Investors are anxiously awaiting the Federal Reserve's FOMC meeting next week for details on how it intends to tackle high inflation.
Markets now price in at least four rate hikes this year, and traders said to expect more volatility until the Fed provides some clarity on how fast it will tighten.
Market sentiment was also weakened by comments made by US Treasury Secretary Janet Yellen on inflation, said Kyle Rodda, market analyst at IG Markets.
"Less than a week out from the FOMC meeting, investors are worried that the central bank is going to flag aggressive rate hikes and an imminent and rapid unwind of its balance. In effect, it may throw the stock market under the bus to stamp out inflation," Rodda said.

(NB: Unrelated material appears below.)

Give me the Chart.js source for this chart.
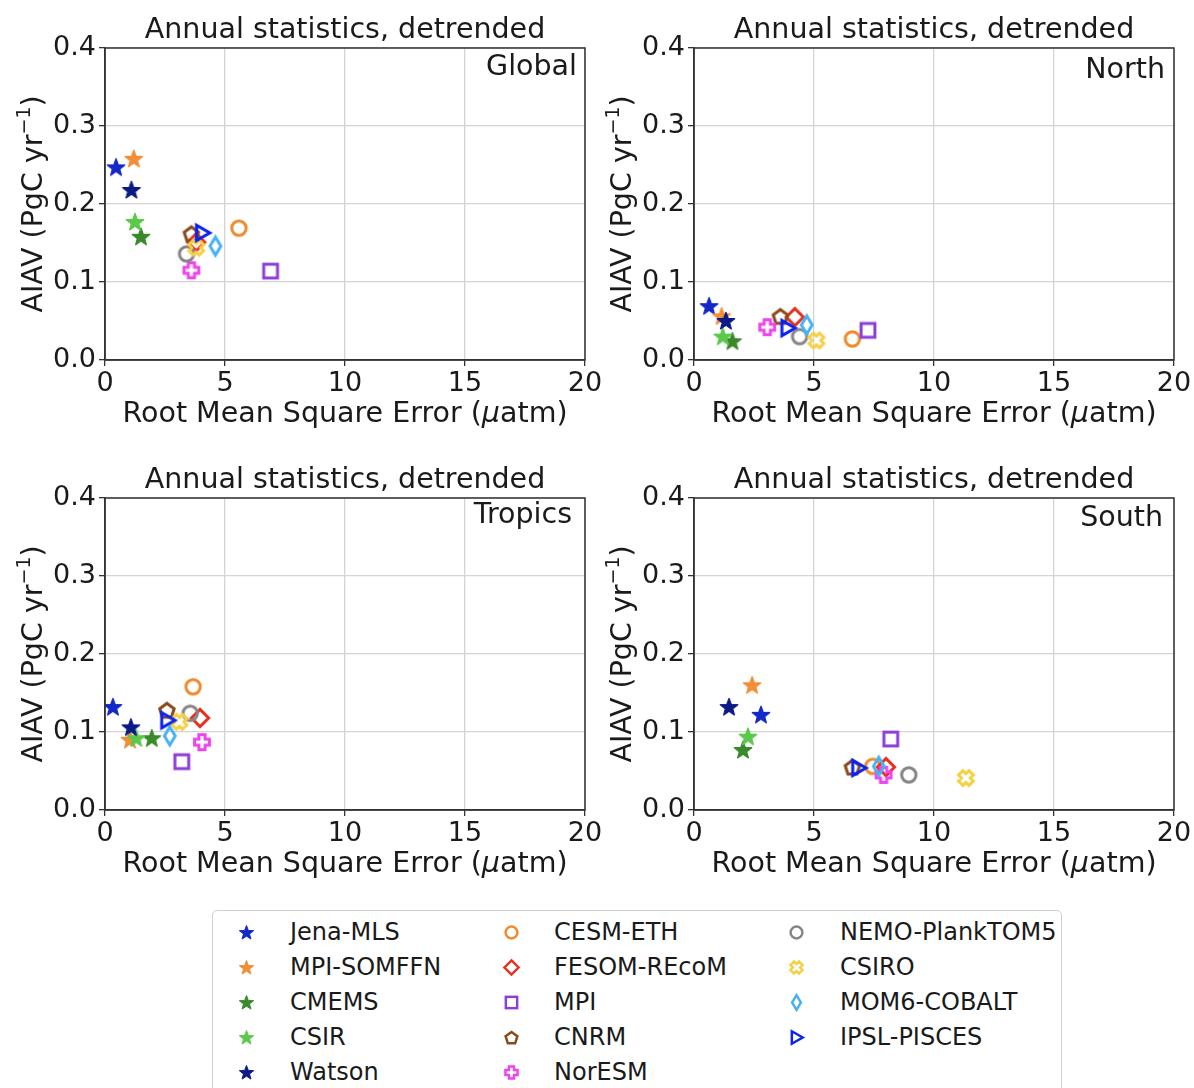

European shares ease on energy slump, rate-hike worries
In commodities, oil prices plunged after rising to seven-year highs this week, as an increase in US crude and fuel stockpiles prompted investors to take profits from the rally.
US crude dipped 2.2% to $83.67 a barrel.
Brent crude fell 2% to $86.61 per barrel. Both benchmarks have gained more than 10% so far this year amid concerns over tight supply.
US Treasury yields were slightly lower along the curve, having risen sharply earlier in the week.
Yields on benchmark 10-year notes were last at 1.7901%, near their lowest in a week, having hit a two-year high of 1.902% on Wednesday.
Rising yields had helped the dollar to gain earlier in the week, although on Friday the dollar index eased 0.1% against a basket of six major currencies. The euro rose 0.2%.